The Frederic W. Putnam's negatives are from his expedition to the Serpent Mound in Ohio from 1883-1888; the original images consist of 4"x5" glass plate negatives. The collection is part of the Peabody Museum's core negative collection, which is being digitized under a National Endowment for the Humanities grant 2007-2008. Images can be viewed at the Peabody Museum's Collections Online website at http://www.peabody.harvard.edu/col/default.cfm
- Peabody Museum Director Records, Frederic W. Putnam (1839-1915), 1870-1923,unacc. These director records reflect the wide scope of not only Putnam's individual activities, but the museum collections themselves and the global community in which these activities took place.

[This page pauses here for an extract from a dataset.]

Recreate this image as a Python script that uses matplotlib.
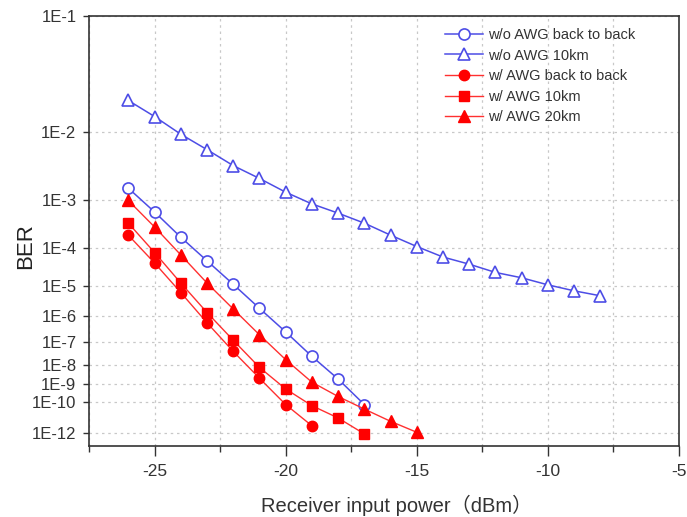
import numpy as np
import matplotlib
matplotlib.use("Agg")
import matplotlib.pyplot as plt
from matplotlib.ticker import FixedLocator, NullLocator, MultipleLocator

plt.rcParams['font.family'] = ['Liberation Sans', 'Noto Sans CJK SC', 'DejaVu Sans']
plt.rcParams['axes.unicode_minus'] = False

# 数据 (BER 读数)
x_wo_b2b = [-26, -25, -24, -23, -22, -21, -20, -19, -18, -17]
ber_wo_b2b = [1.6e-3, 6.0e-4, 1.8e-4, 4.9e-5, 1.1e-5, 1.9e-6, 2.6e-7, 2.4e-8, 1.9e-9, 7e-11]

x_wo_10 = [-26, -25, -24, -23, -22, -21, -20, -19, -18, -17, -16, -15, -14,
           -13, -12, -11, -10, -9, -8]
ber_wo_10 = [2.2e-2, 1.5e-2, 9.4e-3, 6.0e-3, 3.6e-3, 2.3e-3, 1.37e-3, 8.5e-4,
             5.7e-4, 3.6e-4, 2.0e-4, 1.1e-4, 6.1e-5, 4.0e-5, 2.4e-5, 1.7e-5,
             1.06e-5, 7.0e-6, 4.9e-6]

x_w_b2b = [-26, -25, -24, -23, -22, -21, -20, -19]
ber_w_b2b = [2.0e-4, 4.3e-5, 6.2e-6, 5.8e-7, 4.0e-8, 2.1e-9, 7e-11, 3e-12]

x_w_10 = [-26, -25, -24, -23, -22, -21, -20, -19, -18, -17]
ber_w_10 = [3.6e-4, 7.9e-5, 1.2e-5, 1.36e-6, 1.2e-7, 7.3e-9, 5.6e-10, 6e-11, 1e-11, 8e-13]

x_w_20 = [-26, -25, -24, -23, -22, -21, -20, -19, -18, -17, -16, -15]
ber_w_20 = [9.8e-4, 3.0e-4, 6.9e-5, 1.2e-5, 1.8e-6, 2.0e-7, 1.7e-8, 1.3e-9,
            2.1e-10, 3.7e-11, 6e-12, 1.05e-12]

ytick_vals = [1e-1, 1e-2, 1e-3, 1e-4, 1e-5, 1e-6, 1e-7, 1e-8, 1e-9, 1e-10, 1e-12]
ytick_labels = ['1E-1', '1E-2', '1E-3', '1E-4', '1E-5', '1E-6', '1E-7', '1E-8',
                '1E-9', '1E-10', '1E-12']


# BER 坐标: -log10(-log10(BER))
def fwd(b):
    b = np.asarray(b, dtype=float)
    with np.errstate(all='ignore'):
        b = np.clip(b, 1e-300, 0.999999)
        return -np.log10(-np.log10(b))


def inv(y):
    y = np.asarray(y, dtype=float)
    with np.errstate(all='ignore'):
        return 10.0 ** (-(10.0 ** (-y)))


blue = '#4d4de6'
red = '#ff0000'

fig = plt.figure(figsize=(6.87, 5.17), dpi=100)
ax = fig.add_axes([89 / 687, 1 - 446 / 517, (679 - 89) / 687, (446 - 15.7) / 517])

ax.plot(x_wo_b2b, ber_wo_b2b, '-', color=blue, lw=1.1, marker='o', ms=8,
        mfc='white', mec=blue, mew=1.2, label='w/o AWG back to back')
ax.plot(x_wo_10, ber_wo_10, '-', color=blue, lw=1.1, marker='^', ms=8.5,
        mfc='white', mec=blue, mew=1.2, label='w/o AWG 10km')
ax.plot(x_w_b2b, ber_w_b2b, '-', color='#ff3030', lw=1.0, marker='o', ms=7.5,
        mfc=red, mec=red, label='w/ AWG back to back')
ax.plot(x_w_10, ber_w_10, '-', color='#ff3030', lw=1.0, marker='s', ms=7,
        mfc=red, mec=red, label='w/ AWG 10km')
ax.plot(x_w_20, ber_w_20, '-', color='#ff3030', lw=1.0, marker='^', ms=8,
        mfc=red, mec=red, label='w/ AWG 20km')

ax.set_yscale('function', functions=(fwd, inv))
ax.set_ylim(1.0e-13, 1e-1)
ax.yaxis.set_major_locator(FixedLocator(ytick_vals))
ax.set_yticklabels(ytick_labels)
ax.yaxis.set_minor_locator(NullLocator())

ax.set_xlim(-27.5, -5)
ax.xaxis.set_major_locator(MultipleLocator(5))
ax.xaxis.set_minor_locator(MultipleLocator(2.5))

ax.grid(True, which='major', axis='y', color='#c8c8c8', ls=(0, (2, 3)), lw=0.9)
ax.grid(True, which='both', axis='x', color='#c8c8c8', ls=(0, (2, 3)), lw=0.9)
ax.set_axisbelow(True)

ax.tick_params(axis='y', which='major', direction='out', length=4, width=1,
               labelsize=12, pad=5, colors='#333333', labelcolor='#333333')
ax.tick_params(axis='x', which='major', direction='out', length=7, width=1,
               labelsize=12.5, pad=6, colors='#333333', labelcolor='#333333')
ax.tick_params(axis='x', which='minor', direction='out', length=4, width=1,
               colors='#333333')
for sp in ax.spines.values():
    sp.set_color('#333333')
    sp.set_linewidth(1.2)

ax.set_ylabel('BER', fontsize=16, color='#222222')
ax.yaxis.set_label_coords(-0.09, 0.465)
ax.set_xlabel('Receiver input power（dBm）', fontsize=14.5, color='#333333')
ax.xaxis.set_label_coords(0.522, -0.113)

ax.legend(loc='upper left', bbox_to_anchor=(445 / 687, 1 - 28 / 517),
          bbox_transform=fig.transFigure, frameon=False, fontsize=10.5,
          borderaxespad=0, borderpad=0, handlelength=2.6, handletextpad=0.35,
          labelspacing=0.45, labelcolor='#333333')

fig.savefig('out.png', dpi=100)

- Accession 999-24: Putnam, Frederic Ward (1839-1915) Papers, c. 1855-1935. This group of Putnam papers was transferred to the PM Archives by the Kent State University Archives in 1999. These materials were originally part of the Ralph Dexter Papers at the Kent State Archives.
- Accession 90-37: Photographs of Turner Group Excavation Site in Ohio (formerly PA-IN 10-33). Two boxes of excavation photographs of the Ohio Mounds
- Peabody Number 2004.1.147: Photographs of Excavation Sites in Ohio (John Cone Kimball) (formerly PA-IN 10-102). Three boxes of excavation photographs, including Fort Hill, Serpent Mound, Turner Group, and Stubbs Earthworks.
- Accession 2004.1.149: Photographs of Excavation Sites in Ohio (John Cone Kimball) (formerly PA-IN 10-103). Four boxes of excavation photographs, including Serpent Mound, Turner Group, and Stubbs Earthworks.
- Papers of Frederic Ward Putnam, 1851-1916; call number: HUG 1717. These papers document the professional life and activities of Frederic Ward Putnam. The collection includes correspondence, drawings, photoprints, lectures, and scrapbooks.